1. Titre et sous-titre : un saut qualitatif annoncé

Le titre et le sous-titre concentrent toute l’évolution de l’extensité dans le poème : ils présentent chacun un extrême de cette extensité, dans l’ordre précis où ils vont se présenter, sans transition, juxtaposés comme dans le poème.

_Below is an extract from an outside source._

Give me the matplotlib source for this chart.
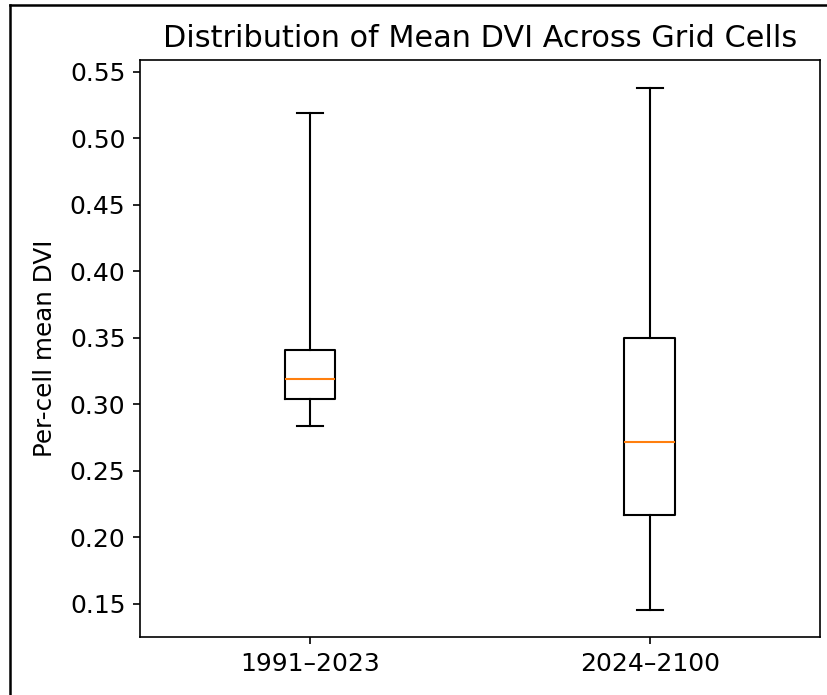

Le nom propre “ Yvonne ” a une forte valeur référentielle : il renvoie à un référent particulier spécifique dont on connaît l’existence dans la vie de René Char. L’univers du poème puise ici dans la biographie de l’auteur. On devine en effet derrière ce prénom la figure d’Yvonne Zervos, amie très chère du poète, qui anima par sa revue des Cahiers d’art le monde artistique de l’après-guerre. Par son titre, le poème ressortit donc à la forme de l’hommage.

Dans le sous-titre en revanche, nulle référence précise. Il s’agit même d’une allégorie typique puisque le substantif “ Soif ”, nanti d’une majuscule ambiguë et caractérisé par un adjectif qui s’applique couramment à un être humain, désigne une abstraction. Juxtaposé au prénom “ Yvonne ”, il le reprend mais, sous une forme stylisée, il en dévoile l’essence : Yvonne est la soif incarnée. En outre, le sous-titre précise cette essence que ne dévoile pas l’appellation : cette soif est “ hospitalière ”, caractérisation qui crée un paradoxe dans la mesure où la soif renvoie à un besoin, une attitude de sollicitation, tandis que l’hospitalité est un acte de générosité, de don. Le sous-titre déploie une ontologie, explicite l’être que le prénom ne dit pas : la démunie est prodigue, accueillante.

D’un réel lié à la biographie, à une essence, c’est-à-dire de l’incarnation à la désincarnation, titre et sous-titre proposent un saut qualitatif que le poème va répéter lui en ajoutant une étape intermédiaire.